1) Why are you doing a full init of the timer for every delay call? If already initialized, it's enough to start it when you need it, adding less additional clock cycles to the delay.
2) Why don't you set the flag to auto-clear the counter on match? Then it will be zero for the next time you need it.
3) Why not consider using the timer free-running all the time? Just capture the current timer value as t0 and then constantly poll the timer value and break when "(current-t0) >= required delay".
Note that a free-running timer can allow other parts of the code to measure delays too from the same timer while you are busy doing something else.
So:
t0 = t1 = t2 = t3 = timer-value; for (;;) { do_something() do_something_else(); now = timer-value; if ((now-t0) >= delay1) { do_special_1(); t0 = now; } if ((now-t1) >= delay2) { do_special_2(); t1 = now; } if ((now-t2) >= delay3) { do_special_3(); t2 = now; short_delay(); do_special_3a(); short_delay(); do_special_3b(); } ... }
This is very useful if you have a 32-bit timer. If it ticks with 1MHz, then it can time with 1us resolution but span 4000 seconds. Which mean you can do short delays of 50 us as direct calls to a delay function. But at the same time do something every 15ms and something else every 470ms and something else every 1.23 seconds - and concurrently measured by the same timer.
per,
what do you do when the timer overflows? what happens if the start value of the timer happens to be just before it would overflow?
Doesn't matter...
He's doing a delta measurement, if the size of the unsigned variable is the same size as the unsigned counter (uint16_t or uint32_t) then the unsigned arithmetic will hide the rollover. The point to worry is where the delay exceeds the rollover period of the timer, in which case you'd be smart enough to decimate the delays so as not to encounter that issue. ie if the counter rolls every 10 seconds, you don't ask to wait 11, you ask to wait 1 second 11 times.
Thanks, that brightened my day...
For those more inquisitive than assuming in nature, check out the ANSI standards.

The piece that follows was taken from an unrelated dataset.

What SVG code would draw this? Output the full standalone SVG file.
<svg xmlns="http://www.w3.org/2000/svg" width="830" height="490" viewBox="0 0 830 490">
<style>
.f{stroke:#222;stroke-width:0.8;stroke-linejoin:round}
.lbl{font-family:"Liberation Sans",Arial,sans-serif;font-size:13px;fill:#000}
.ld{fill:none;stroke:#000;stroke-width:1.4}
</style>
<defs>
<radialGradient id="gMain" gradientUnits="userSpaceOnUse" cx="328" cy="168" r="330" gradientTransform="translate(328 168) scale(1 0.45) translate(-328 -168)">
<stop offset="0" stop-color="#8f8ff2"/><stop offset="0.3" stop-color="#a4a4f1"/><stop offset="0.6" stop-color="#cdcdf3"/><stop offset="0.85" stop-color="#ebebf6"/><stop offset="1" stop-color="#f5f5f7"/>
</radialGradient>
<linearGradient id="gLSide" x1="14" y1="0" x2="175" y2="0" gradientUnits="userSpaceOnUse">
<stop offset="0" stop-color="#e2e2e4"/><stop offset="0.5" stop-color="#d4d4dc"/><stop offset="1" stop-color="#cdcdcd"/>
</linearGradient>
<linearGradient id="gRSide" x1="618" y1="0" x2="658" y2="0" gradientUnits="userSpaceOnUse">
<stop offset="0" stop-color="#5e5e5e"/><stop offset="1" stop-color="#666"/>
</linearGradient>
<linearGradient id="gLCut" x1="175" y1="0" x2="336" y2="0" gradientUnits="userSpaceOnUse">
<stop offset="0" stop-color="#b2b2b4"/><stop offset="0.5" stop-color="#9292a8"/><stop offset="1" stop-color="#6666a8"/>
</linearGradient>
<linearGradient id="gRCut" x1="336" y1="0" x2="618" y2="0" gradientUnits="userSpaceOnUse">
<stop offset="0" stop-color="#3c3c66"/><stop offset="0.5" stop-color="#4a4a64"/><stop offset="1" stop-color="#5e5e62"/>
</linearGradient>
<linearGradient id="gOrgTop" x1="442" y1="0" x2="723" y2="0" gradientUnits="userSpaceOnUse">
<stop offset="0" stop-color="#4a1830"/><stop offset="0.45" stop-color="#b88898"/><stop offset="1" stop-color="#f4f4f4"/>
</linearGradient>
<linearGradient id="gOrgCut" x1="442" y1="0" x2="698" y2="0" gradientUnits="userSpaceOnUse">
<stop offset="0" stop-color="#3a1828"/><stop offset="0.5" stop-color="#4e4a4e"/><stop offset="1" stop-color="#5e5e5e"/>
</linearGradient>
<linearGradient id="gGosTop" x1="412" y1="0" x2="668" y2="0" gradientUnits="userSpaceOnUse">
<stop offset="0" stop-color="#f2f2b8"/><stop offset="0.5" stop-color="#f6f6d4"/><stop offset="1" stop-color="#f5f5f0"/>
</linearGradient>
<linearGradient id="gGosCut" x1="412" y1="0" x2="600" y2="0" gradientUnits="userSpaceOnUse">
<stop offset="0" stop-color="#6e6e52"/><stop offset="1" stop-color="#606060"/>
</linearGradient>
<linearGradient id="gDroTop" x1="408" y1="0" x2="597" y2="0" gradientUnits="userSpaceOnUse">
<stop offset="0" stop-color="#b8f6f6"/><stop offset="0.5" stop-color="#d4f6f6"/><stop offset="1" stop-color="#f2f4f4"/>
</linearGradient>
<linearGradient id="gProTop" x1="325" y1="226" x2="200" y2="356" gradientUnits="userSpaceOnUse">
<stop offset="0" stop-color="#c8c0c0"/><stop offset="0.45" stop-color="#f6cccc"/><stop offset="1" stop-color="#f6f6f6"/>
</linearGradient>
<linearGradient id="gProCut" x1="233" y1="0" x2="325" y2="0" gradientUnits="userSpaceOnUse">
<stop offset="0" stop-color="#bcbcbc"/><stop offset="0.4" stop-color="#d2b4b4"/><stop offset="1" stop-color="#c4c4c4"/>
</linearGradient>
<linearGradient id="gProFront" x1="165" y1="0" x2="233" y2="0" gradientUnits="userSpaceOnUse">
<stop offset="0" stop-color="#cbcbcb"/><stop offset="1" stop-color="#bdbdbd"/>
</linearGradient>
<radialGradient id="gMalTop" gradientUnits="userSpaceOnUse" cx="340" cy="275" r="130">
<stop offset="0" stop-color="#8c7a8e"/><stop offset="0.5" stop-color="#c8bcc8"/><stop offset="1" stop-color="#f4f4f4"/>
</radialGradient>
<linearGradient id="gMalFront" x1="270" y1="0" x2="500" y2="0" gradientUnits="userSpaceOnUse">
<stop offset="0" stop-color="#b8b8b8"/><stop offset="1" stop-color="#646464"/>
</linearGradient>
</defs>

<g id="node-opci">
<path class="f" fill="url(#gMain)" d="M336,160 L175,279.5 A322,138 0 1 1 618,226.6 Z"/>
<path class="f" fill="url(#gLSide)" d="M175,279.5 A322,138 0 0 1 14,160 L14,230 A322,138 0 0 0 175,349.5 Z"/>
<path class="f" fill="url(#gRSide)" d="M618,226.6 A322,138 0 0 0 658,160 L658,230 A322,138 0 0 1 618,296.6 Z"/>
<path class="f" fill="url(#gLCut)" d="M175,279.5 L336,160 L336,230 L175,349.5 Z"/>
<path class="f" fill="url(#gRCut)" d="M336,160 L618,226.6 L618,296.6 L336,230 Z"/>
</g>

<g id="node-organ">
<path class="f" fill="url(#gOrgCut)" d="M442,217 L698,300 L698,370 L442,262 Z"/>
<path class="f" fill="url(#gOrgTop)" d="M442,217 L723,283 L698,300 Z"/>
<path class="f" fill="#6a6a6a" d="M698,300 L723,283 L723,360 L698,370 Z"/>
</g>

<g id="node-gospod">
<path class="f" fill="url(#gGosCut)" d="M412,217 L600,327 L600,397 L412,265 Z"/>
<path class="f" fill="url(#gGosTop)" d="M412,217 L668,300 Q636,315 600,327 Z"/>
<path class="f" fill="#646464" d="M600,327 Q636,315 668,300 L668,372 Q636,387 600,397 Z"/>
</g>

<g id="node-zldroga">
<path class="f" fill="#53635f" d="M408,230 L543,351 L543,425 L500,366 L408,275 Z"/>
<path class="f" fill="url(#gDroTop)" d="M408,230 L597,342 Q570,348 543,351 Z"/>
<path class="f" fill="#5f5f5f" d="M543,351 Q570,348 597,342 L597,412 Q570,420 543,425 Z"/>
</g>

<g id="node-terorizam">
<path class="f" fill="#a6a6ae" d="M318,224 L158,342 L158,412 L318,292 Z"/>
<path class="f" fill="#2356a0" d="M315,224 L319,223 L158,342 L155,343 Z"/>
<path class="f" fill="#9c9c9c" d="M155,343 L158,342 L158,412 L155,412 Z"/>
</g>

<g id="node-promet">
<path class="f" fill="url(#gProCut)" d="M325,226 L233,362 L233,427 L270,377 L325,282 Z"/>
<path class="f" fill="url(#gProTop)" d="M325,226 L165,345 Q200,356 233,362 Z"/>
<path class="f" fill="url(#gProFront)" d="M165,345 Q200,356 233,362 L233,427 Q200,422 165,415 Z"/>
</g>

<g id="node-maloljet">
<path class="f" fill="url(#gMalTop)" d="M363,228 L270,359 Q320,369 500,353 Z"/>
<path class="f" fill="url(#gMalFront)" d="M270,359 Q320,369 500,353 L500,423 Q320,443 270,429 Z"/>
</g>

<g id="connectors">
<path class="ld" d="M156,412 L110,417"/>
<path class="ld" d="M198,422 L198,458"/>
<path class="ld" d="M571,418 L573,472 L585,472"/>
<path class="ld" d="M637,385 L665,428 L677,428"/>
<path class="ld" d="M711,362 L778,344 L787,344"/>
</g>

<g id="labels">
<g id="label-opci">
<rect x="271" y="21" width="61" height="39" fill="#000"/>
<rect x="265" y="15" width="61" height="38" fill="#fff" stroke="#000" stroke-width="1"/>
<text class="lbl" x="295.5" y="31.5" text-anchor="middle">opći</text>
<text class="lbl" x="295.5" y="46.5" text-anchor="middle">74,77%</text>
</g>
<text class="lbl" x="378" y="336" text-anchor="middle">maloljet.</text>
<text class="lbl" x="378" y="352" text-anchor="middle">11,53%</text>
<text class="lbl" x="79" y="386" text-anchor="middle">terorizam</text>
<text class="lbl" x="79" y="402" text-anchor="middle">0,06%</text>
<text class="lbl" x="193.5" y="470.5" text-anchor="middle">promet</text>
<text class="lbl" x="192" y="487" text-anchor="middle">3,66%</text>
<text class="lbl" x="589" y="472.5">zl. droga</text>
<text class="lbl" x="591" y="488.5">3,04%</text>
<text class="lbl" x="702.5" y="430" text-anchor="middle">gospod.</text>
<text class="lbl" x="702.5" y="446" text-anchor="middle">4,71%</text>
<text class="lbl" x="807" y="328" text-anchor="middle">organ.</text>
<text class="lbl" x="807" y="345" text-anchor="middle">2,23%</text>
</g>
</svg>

A computation involving unsigned operands can never overflow, because a result that cannot be represented by the resulting unsigned integer type is reduced modulo the number that is one greater than the largest value that can be represented by the resulting type.
This is taken from C99.
It is safe to do what was illustrated above. But it's one of those things that can be easily forgotten for those who don't come across such methods very often, so a few explanatory comments would be advisable in real-life source code.
ralph,
thanks for the head up.
Most people are comfortable with adding unsigned numbers. And when it overflows, we just react to the 'carry' bit and add one to the next higher word.

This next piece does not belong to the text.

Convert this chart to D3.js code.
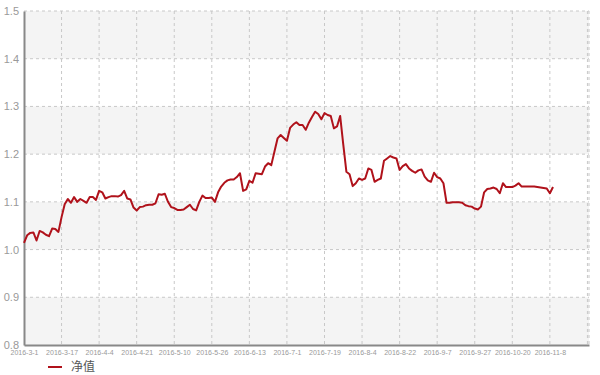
<!DOCTYPE html>
<html>
<head>
<meta charset="utf-8">
<script src="https://cdn.jsdelivr.net/npm/d3@7"></script>
<style>
  body { margin: 0; background: #fff; }
  text { font-family: "Liberation Sans", Arial, sans-serif; }
</style>
</head>
<body>
<div id="chart"></div>
<script>
// tick labels, one every 12 trading days
let tickLabels = ["2016-3-1", "2016-3-17", "2016-4-4", "2016-4-21", "2016-5-10", "2016-5-26",
  "2016-6-13", "2016-7-1", "2016-7-19", "2016-8-4", "2016-8-22", "2016-9-7",
  "2016-9-27", "2016-10-20", "2016-11-8"];

// net value, one per trading day
let navValues = [
  1.014, 1.030, 1.035, 1.036, 1.019, 1.039, 1.036, 1.031, 1.028, 1.044,
  1.043, 1.037, 1.068, 1.095, 1.106, 1.098, 1.110, 1.100, 1.106, 1.102,
  1.098, 1.110, 1.110, 1.104, 1.123, 1.120, 1.107, 1.110, 1.112, 1.112,
  1.111, 1.114, 1.123, 1.107, 1.105, 1.088, 1.082, 1.089, 1.090, 1.093,
  1.094, 1.094, 1.097, 1.116, 1.115, 1.117, 1.100, 1.089, 1.087, 1.083,
  1.083, 1.084, 1.089, 1.094, 1.085, 1.082, 1.100, 1.113, 1.108, 1.108,
  1.109, 1.100, 1.120, 1.132, 1.140, 1.145, 1.147, 1.147, 1.152, 1.160,
  1.123, 1.126, 1.144, 1.140, 1.160, 1.159, 1.158, 1.174, 1.181, 1.177,
  1.205, 1.233, 1.240, 1.234, 1.228, 1.255, 1.262, 1.267, 1.261, 1.261,
  1.251, 1.266, 1.278, 1.289, 1.284, 1.273, 1.286, 1.282, 1.280, 1.254,
  1.258, 1.280, 1.220, 1.163, 1.158, 1.133, 1.139, 1.149, 1.146, 1.149,
  1.170, 1.167, 1.142, 1.146, 1.149, 1.186, 1.191, 1.196, 1.193, 1.191,
  1.167, 1.175, 1.179, 1.170, 1.165, 1.161, 1.166, 1.168, 1.153, 1.145,
  1.142, 1.161, 1.152, 1.149, 1.139, 1.098, 1.098, 1.099, 1.099, 1.099,
  1.098, 1.093, 1.091, 1.090, 1.086, 1.084, 1.090, 1.120, 1.127, 1.128,
  1.130, 1.127, 1.118, 1.139, 1.131, 1.131, 1.131, 1.134, 1.139, 1.132,
  1.132, 1.132, 1.132, 1.132, 1.131, 1.130, 1.129, 1.128, 1.118, 1.131
];

let yTicks = [0.8, 0.9, 1.0, 1.1, 1.2, 1.3, 1.4, 1.5];
let seriesName = "净值";

let svgWidth = 600, svgHeight = 375;
let plot = { left: 24, right: 589, top: 11, bottom: 345 };

let svg = d3.select("#chart").append("svg")
  .attr("width", svgWidth)
  .attr("height", svgHeight);

let xScale = d3.scaleLinear().domain([0, 180.5]).range([plot.left, plot.right]);
let yScale = d3.scaleLinear().domain([0.8, 1.5]).range([plot.bottom, plot.top]);

// alternating bands
let bands = d3.range(yTicks.length - 1).filter(i => i % 2 === 0);
svg.append("g").selectAll("rect")
  .data(bands)
  .enter()
  .append("rect")
  .attr("x", plot.left)
  .attr("width", plot.right - plot.left)
  .attr("y", i => yScale(yTicks[i + 1]))
  .attr("height", i => yScale(yTicks[i]) - yScale(yTicks[i + 1]))
  .attr("fill", "#f4f4f4");

// grid
let xGrid = d3.range(12, 181, 12).concat([180.5]);
svg.append("g").selectAll("line")
  .data(xGrid)
  .enter()
  .append("line")
  .attr("x1", d => xScale(d)).attr("x2", d => xScale(d))
  .attr("y1", plot.top).attr("y2", plot.bottom)
  .attr("stroke", "#c8c8c8")
  .attr("stroke-dasharray", "3,3");

svg.append("g").selectAll("line")
  .data(yTicks.slice(1))
  .enter()
  .append("line")
  .attr("x1", plot.left).attr("x2", plot.right)
  .attr("y1", d => yScale(d)).attr("y2", d => yScale(d))
  .attr("stroke", "#c8c8c8")
  .attr("stroke-dasharray", "3,3");

// axes
let yAxis = d3.axisLeft(yScale).tickValues(yTicks).tickSize(0).tickPadding(5)
  .tickFormat(d3.format(".1f"));
let yG = svg.append("g").attr("transform", `translate(${plot.left},0)`).call(yAxis);
yG.select(".domain").attr("stroke", "#888").attr("stroke-width", 2);
yG.selectAll("text").attr("fill", "#999").attr("font-size", "11px");

let xAxis = d3.axisBottom(xScale)
  .tickValues(tickLabels.map((d, i) => i * 12))
  .tickSize(0).tickPadding(5)
  .tickFormat((d, i) => tickLabels[i]);
let xG = svg.append("g").attr("transform", `translate(0,${plot.bottom})`).call(xAxis);
xG.select(".domain").attr("stroke", "#888").attr("stroke-width", 2);
xG.selectAll("text").attr("fill", "#999").attr("font-size", "7px");

// line
let line = d3.line()
  .x((d, i) => xScale(i))
  .y(d => yScale(d));

svg.append("path")
  .datum(navValues)
  .attr("fill", "none")
  .attr("stroke", "#b0121b")
  .attr("stroke-width", 2)
  .attr("stroke-linejoin", "round")
  .attr("d", line);

// legend
svg.append("line")
  .attr("x1", 48).attr("x2", 62)
  .attr("y1", 367).attr("y2", 367)
  .attr("stroke", "#b0121b")
  .attr("stroke-width", 2);

svg.append("text")
  .attr("x", 71).attr("y", 371)
  .attr("font-size", "12px")
  .attr("fill", "#555")
  .style("font-family", "'Noto Sans CJK SC', sans-serif")
  .text(seriesName);
</script>
</body>
</html>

But I think too many people forget that subtract of unsigned numbers works similarly - it's just that we talk about a 'borrow' bit when there was an underflow.

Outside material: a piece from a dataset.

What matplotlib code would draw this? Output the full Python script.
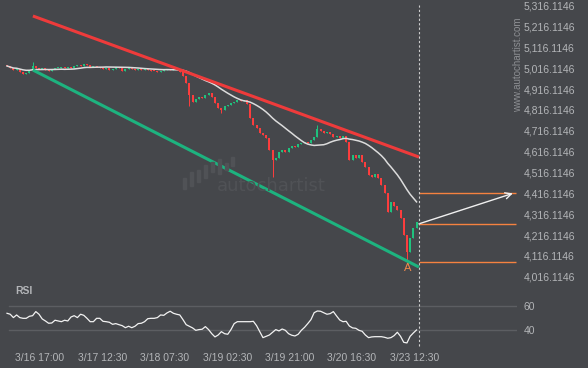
import numpy as np
import pandas as pd
import matplotlib
matplotlib.use("Agg")
import matplotlib.pyplot as plt
from matplotlib.patches import Rectangle

plt.rcParams['font.family'] = ['Liberation Sans', 'DejaVu Sans']

# hourly closes
closes = [5026.9, 5017.3, 5007.7, 5012.5, 4998.1, 4988.6, 4993.4, 5007.7, 5026.9, 5017.3,
          5012.5, 5017.3, 5007.7, 5002.9, 5012.5, 5017.3, 5019.0, 5022.1, 5017.3, 5022.1,
          5017.3, 5026.9, 5031.7, 5026.9, 5036.5, 5031.7, 5022.1, 5026.9, 5022.1, 5017.3,
          5012.5, 5017.3, 5007.7, 5012.5, 5022.1, 5017.3, 5002.9, 5012.5, 5017.3, 5012.5,
          5007.7, 5012.5, 5007.7, 5012.5, 5007.7, 5005.0, 5002.9, 4998.1, 5002.9, 5007.7,
          5012.5, 5007.7, 5012.5, 5007.7, 4998.1, 4979.0, 4945.4, 4888.0, 4854.3, 4868.7,
          4878.2, 4873.5, 4888.0, 4897.4, 4878.2, 4849.5, 4825.5, 4815.9, 4835.1, 4839.9,
          4849.5, 4854.3, 4863.9, 4859.1, 4863.9, 4844.7, 4777.6, 4744.0, 4729.6, 4705.7,
          4696.1, 4681.7, 4624.2, 4576.2, 4585.8, 4614.6, 4624.2, 4614.6, 4633.8, 4643.3,
          4638.5, 4652.9, 4657.7, 4662.5, 4657.7, 4672.1, 4686.5, 4724.8, 4715.2, 4705.7,
          4710.4, 4700.9, 4686.5, 4691.3, 4681.7, 4691.3, 4662.5, 4576.2, 4600.2, 4585.8,
          4600.2, 4566.6, 4542.6, 4504.2, 4494.7, 4509.0, 4489.9, 4456.3, 4417.9, 4326.8,
          4374.8, 4355.6, 4336.4, 4298.0, 4216.4, 4134.9, 4202.0, 4250.0, 4278.8]
first_open = 5031.0
wick_low = {57: 4835, 67: 4801, 83: 4497, 125: 4086}
wick_high = {8: 5046, 97: 4744}

rsi = [53.9, 53.1, 50.3, 52.5, 50.3, 49.7, 49.7, 51.4, 51.9, 55.3,
       53.1, 49.2, 47.5, 45.6, 45.8, 48.1, 47.5, 46.9, 48.1, 47.5,
       50.8, 51.9, 50.3, 53.1, 52.2, 49.7, 46.9, 46.9, 49.7, 49.7,
       47.2, 46.9, 46.4, 44.7, 45.3, 44.4, 43.6, 41.9, 43.1, 41.9,
       43.1, 45.3, 45.6, 46.9, 49.4, 49.7, 49.7, 50.3, 52.5, 52.2,
       54.2, 55.6, 53.9, 53.1, 52.5, 48.6, 44.4, 43.1, 41.7, 39.7,
       40.3, 40.6, 42.8, 40.3, 36.9, 34.2, 35.8, 38.6, 36.9, 36.4,
       40.3, 45.3, 46.9, 46.9, 46.9, 46.9, 46.9, 47.2, 43.6, 38.6,
       33.6, 34.7, 35.8, 38.1, 40.3, 39.2, 40.8, 39.7, 36.9, 35.6,
       35.0, 36.4, 39.7, 42.2, 45.3, 48.6, 54.4, 55.8, 55.6, 54.4,
       53.1, 53.6, 55.3, 51.7, 48.3, 46.9, 47.2, 43.3, 41.7, 41.4,
       39.7, 38.9, 35.8, 33.6, 34.2, 34.4, 34.4, 34.4, 33.9, 33.1,
       33.6, 35.3, 38.1, 34.7, 29.7, 29.2, 34.7, 37.5, 40.0]

# pattern lines (candle index, price)
resistance = [(8.1, 5266.7), (128.75, 4590.4)]
support = [(8.1, 5007.7), (128.75, 4062.9)]
levels = [4416.1146, 4270.0, 4086.0]
target = 4416.1146
now_x = 128.75

price_ticks = [4016.1146 + 100 * k for k in range(14)]
date_pos = [10.3, 29.8, 49.3, 68.8, 88.3, 107.8, 127.3]
date_labels = ['3/16 17:00', '3/17 12:30', '3/18 07:30', '3/19 02:30',
               '3/19 21:00', '3/20 16:30', '3/23 12:30']

bg = '#45474b'
txt = '#b3b5b8'
up_c = '#1fc47f'
dn_c = '#ff3d3d'

fig = plt.figure(figsize=(5.88, 3.68), dpi=100, facecolor=bg)
W, H = 588.0, 368.0
ax = fig.add_axes([0, 1 - 296 / H, 517 / W, 296 / H], facecolor=bg)
ax2 = fig.add_axes([0, 1 - 350 / H, 517 / W, 54 / H], facecolor=bg)

x = np.arange(len(closes))
c = np.array(closes)
o = np.concatenate([[first_open], c[:-1]])
hi = np.maximum(o, c)
lo = np.minimum(o, c)
for k, v in wick_low.items():
    lo[k] = v
for k, v in wick_high.items():
    hi[k] = v
cols = np.where(c >= o, up_c, dn_c)

# watermark
for i, (bx, b0, b1) in enumerate([(183, 178, 189), (190, 172, 186), (197, 170, 182),
                                  (204, 165, 178), (211, 162, 172), (218, 159, 174),
                                  (225, 163, 170), (231, 157, 166)]):
    fig.patches.append(Rectangle((bx / W, 1 - b1 / H), 3 / W, (b1 - b0) / H,
                                 transform=fig.transFigure, color='#505256', zorder=0))
fig.text(217 / W, 1 - 186 / H, 'autochartist', color='#505256', fontsize=13,
         family='DejaVu Sans', va='center', ha='left', zorder=0)

ax.vlines(x, lo, hi, colors=cols, lw=0.7, zorder=3)
ax.vlines(x, np.minimum(o, c) - 0.8, np.maximum(o, c) + 0.8, colors=cols, lw=1.4, zorder=3)

ma = pd.Series(closes).rolling(18, min_periods=1).mean()
ax.plot(x, ma, color='#dcdcdc', lw=1.1, zorder=4)

ax.plot(*zip(*resistance), color='#ee3b3b', lw=2.2, zorder=5, solid_capstyle='butt')
ax.plot(*zip(*support), color='#1db37f', lw=2.2, zorder=5, solid_capstyle='butt')

for lv in levels:
    ax.hlines(lv, now_x, 159.1, color='#f58240', lw=1.0, zorder=5)
ax.annotate('', xy=(158.1, target), xytext=(now_x, levels[1]),
            arrowprops=dict(arrowstyle='->', color='#f0f0f0', lw=1.0,
                            mutation_scale=11, shrinkA=0, shrinkB=0), zorder=6)
ax.text(125.3, 4058, 'A', color='#f08a4b', fontsize=8, ha='center', va='center', zorder=6)

ax.axvline(now_x, ymax=1 - 5 / 296, color='#cfcfcf', lw=0.8, ls=(0, (2, 2)), zorder=6)
ax2.axvline(now_x, ymin=0.08, color='#cfcfcf', lw=0.8, ls=(0, (2, 2)), zorder=6)

ax.set_xlim(-2.19, 159.4)
ax.set_ylim(3924, 5343.4)
ax.yaxis.tick_right()
ax.set_yticks(price_ticks)
ax.set_yticklabels([f'{v:,.4f}' for v in price_ticks])
ax.tick_params(axis='y', length=0, pad=4.5, labelsize=7.5, labelcolor=txt)
ax.set_xticks([])
for s in ax.spines.values():
    s.set_visible(False)

fig.text(518 / W, 1 - 65 / H, 'www.autochartist.com', rotation=90, color='#8d8f93',
         fontsize=7, ha='center', va='center')

# RSI panel
for lvl in (60, 40):
    ax2.axhline(lvl, xmin=9.2 / 517, color='#5c5e62', lw=1.0, zorder=1)
ax2.plot(x, rsi, color='#f2f2f2', lw=0.9, zorder=3)
ax2.set_xlim(-2.19, 159.4)
ax2.set_ylim(23.3, 68.3)
ax2.yaxis.tick_right()
ax2.set_yticks([40, 60])
ax2.tick_params(axis='y', length=0, pad=4.5, labelsize=7.5, labelcolor=txt)
ax2.set_xticks(date_pos)
ax2.set_xticklabels(date_labels)
ax2.tick_params(axis='x', length=0, pad=2.5, labelsize=7.5, labelcolor=txt)
for s in ax2.spines.values():
    s.set_visible(False)
fig.text(15 / W, 1 - 291 / H, 'RSI', color=txt, fontsize=7.5, fontweight='bold',
         ha='left', va='center')

fig.savefig('out.png', dpi=100, facecolor=bg)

But in the end - it would be hard for an 8-bit processor to work with 16-bit or 32-bit numbers if these two properties didn't held true. Lots of the assembler day knowledge gets forgotten when people move to higher-level languages.
Lots of the assembler day knowledge gets forgotten when people move to higher-level languages.
True. It's also worse with many new candidates not having any assembler knowledge to begin with.